Por Elena Itatí Risso (Firmat,
1943)
Yo estaba en tercer año del
secundario de la única escuela secundaria pública y mixta del pueblo. Muy
conforme con las barritas de amigas y amigos.
Pero sucedió que vinieron las
monjas al pueblo y pusieron la Escuela Normal. Para el pueblo fue toda una
novedad y también un motivo de cambios. Mis hermanas y mi mamá pensaban que, al
ser yo la más chica, sería bueno que pudiera acceder a una “mejor educación”,
falacia muy común en estos pagos.
Yo resistí bastante, pero al
comprobar que mis compañeras pasaban al Normal, acepté seguir en el colegio.
Además, uno de mis anhelos de niña fue ser maestra.
Mi primera impresión fue
descubrir estas mujeres que buscaron una vida dedicada a los demás, lo cual
despertó profunda admiración
Yo tenía una especial vocación
por buscar ideales, tanto que me había hecho un cuadrito con una frase de José
Ingenieros y lo había colgado del respaldar de mi cama:
“Si pones tu proa visionaria
hacia una estrella, y tiendes el ala hacia tal excelsitud inasible, afanoso de
perfección y rebelde a la mediocridad, es porque llevas en ti el resorte
misterioso de un ideal”.
Esta frase, leída todos los días,
me decía mucho. Entre esto y el descubrimiento de la vida que hacían las
religiosas, poco tardé en decir que el Señor me llamaba para mejorar o, mejor,
para cambiar la Humanidad
Y lo empecé a sentir cada vez con
más fuerza y convencerme que era una “llamada divina”.
Mi familia, simple, de
religiosidad común, se opuso en forma terminante. Pero para un adolescente nada
mejor que la oposición paternal para llevar a cabo un propósito. Con la
altanería propia de mi edad, enfrenté su oposición a la llamada del Señor. Casi
sin posibilidades de que sus miedos sobre mi felicidad tuvieran injerencia en
mis decisiones.
Al terminar quinto año y ya
recibida de maestra, comunico mi voluntad firme de ingresar en la congregación.
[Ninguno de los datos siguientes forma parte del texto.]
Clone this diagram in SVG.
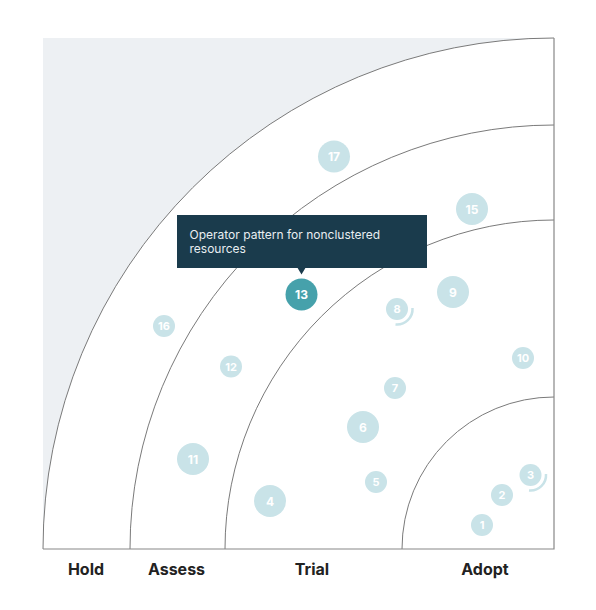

Esto desató llantos de impotencia
de mi madre, poco acostumbrada a la sublevación de un hijo, el dolor callado de
mi padre y el acompañamiento silencioso de mis hermanos, donde quizás se
mezclaría un poquito de admiración por la férrea decisión tomada,
acontecimiento único en la familia donde siempre se obedeció sin chistar
Llegó el día estipulado, me
acompañó una de mis hermanas y viajé a Córdoba, a una casa de descanso donde
estaban novicias y postulantes
Llegar a ese lugar, donde había
cerca de 30 jóvenes casi de la misma edad, para mí fue tocar el cielo.
Despedí a mi hermana con cierta
consideración por sus lágrimas, pero yo estaba feliz.
Era un sueño cumplido, una vida
que pensaba dedicar a Dios y a los demás y el deseo de hacer todo de la mejor
manera.
Continuaron así 11 años, en los
que estudié, viajé, sufrí y fui feliz. Pero había una incongruencia entre mi
voto de pobreza y la realidad que vivíamos.
La misma Iglesia reclamaba en esa
época, la sinceridad con respecto a consagrarse sobre todo a los que menos
tenían. Y yo tenía que ejercer ese mandato siempre contrariando a mis
superiores, cuya ideología no congeniaba con los mandatos de los últimos
documentos oficiales de la Iglesia.
Cada vez se hacía más difícil ser
fiel a mí misma, trabajar con la gente pobre, dedicarme a lo que primitivamente
pensamos era el mandato evangélico
Al mismo tiempo, yo había
estudiado, había crecido, había conocido el compromiso con la gente y todo se
daba de bruces contra la institución.
Corría el año 1971, viajo a Chile
a estudiar y descubro el compromiso político en plena efervescencia del proceso
socialista.
Ya nada fue igual.
Esto marcó mi vida para siempre.
Que dura esta semblanza de una vocación tan fuerte y la política del Opus Dei.